* GIVEN EXERCISE: The line holding "from matplotlib.lines import Line2D" is the last one to output; start at the first line of the data, keep every line in between exactly, and leave out pictures.

* DATASET EXCERPT:
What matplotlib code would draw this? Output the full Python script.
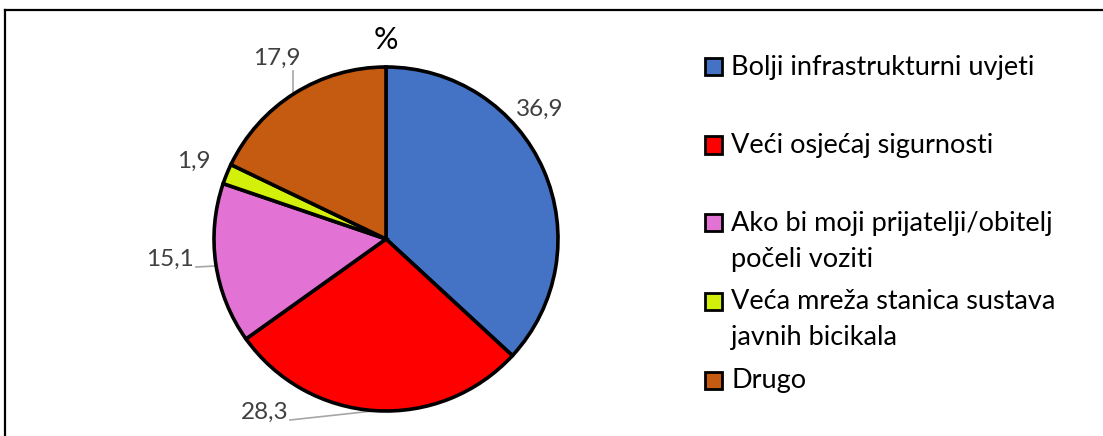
import matplotlib
matplotlib.use("Agg")
import matplotlib.pyplot as plt
from matplotlib.patches import Rectangle
from matplotlib.lines import Line2D

# ---- data ----
categories = [
    "Bolji infrastrukturni uvjeti",
    "Veći osjećaj sigurnosti",
    "Ako bi moji prijatelji/obitelj\npočeli voziti",
    "Veća mreža stanica sustava\njavnih bicikala",
    "Drugo",
]
values = [36.9, 28.3, 15.1, 1.9, 17.9]
value_labels = ["36,9", "28,3", "15,1", "1,9", "17,9"]
title = "%"

colors = ["#4472C4", "#FF0000", "#E273D4", "#D2F00A", "#C55A11"]

W, H = 1103, 436
DPI = 100
plt.rcParams['font.family'] = ['Lato', 'DejaVu Sans']

fig = plt.figure(figsize=(W / DPI, H / DPI), dpi=DPI)
fig.patch.set_facecolor("white")

# pie axes: center (386,239) px, radius 172 px
cx, cy, R = 386, 239, 172
L = 1.45
size = 2 * L * R
ax = fig.add_axes([(cx - size / 2) / W, (H - cy - size / 2) / H, size / W, size / H])
ax.pie(values, colors=colors, startangle=90, counterclock=False, radius=1,
       wedgeprops=dict(edgecolor="black", linewidth=2.6))
ax.set_xlim(-L, L)
ax.set_ylim(-L, L)
ax.set_aspect("equal")
ax.axis("off")

def px2d(x, y):
    return ((x - cx) / R, (cy - y) / R)

label_px = [(540, 109), (265, 412), (170, 259), (194, 161), (277, 58)]
for lab, (x, y) in zip(value_labels, label_px):
    dx, dy = px2d(x, y)
    ax.text(dx, dy, lab, ha="center", va="center", fontsize=17.5, color="#404040",
            clip_on=False)

leaders = [((290, 420), (373, 411)), ((196, 267), (215, 266)), ((293, 71), (293, 92))]
for (p1, p2) in leaders:
    a = px2d(*p1)
    b = px2d(*p2)
    ax.plot([a[0], b[0]], [a[1], b[1]], color="#A6A6A6", linewidth=1.2,
            clip_on=False, zorder=0)

tx, ty = px2d(386, 40)
ax.text(tx, ty, title, ha="center", va="center", fontsize=22, color="black",
        clip_on=False)

# legend (manual layout in figure pixels)
row_y = [67, 145, 223, 301, 380]
line_gap = 35.6
ms = 17
for lab, col, y in zip(categories, colors, row_y):
    fig.patches.append(Rectangle(((713 - ms / 2) / W, (H - y - ms / 2) / H),
                                 ms / W, ms / H, transform=fig.transFigure,
                                 facecolor=col, edgecolor="black", linewidth=2.0))
    for i, line in enumerate(lab.split("\n")):
        fig.text(731 / W, (H - (y + 8 + i * line_gap)) / H, line, ha="left",
                 va="baseline", fontsize=19.5, color="black")

# outer border (cropped chart frame)
fig.add_artist(Line2D([5 / W, 1.0], [(H - 10) / H, (H - 10) / H],
                      transform=fig.transFigure, color="black", linewidth=1.6))
fig.add_artist(Line2D([5 / W, 5 / W], [0, (H - 10) / H],
                      transform=fig.transFigure, color="black", linewidth=1.6))

fig.savefig("out.png", dpi=DPI, facecolor="white")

* SOLUTION FOR THIS PROBLEM:
What matplotlib code would draw this? Output the full Python script.
import matplotlib
matplotlib.use("Agg")
import matplotlib.pyplot as plt
from matplotlib.patches import Rectangle
from matplotlib.lines import Line2D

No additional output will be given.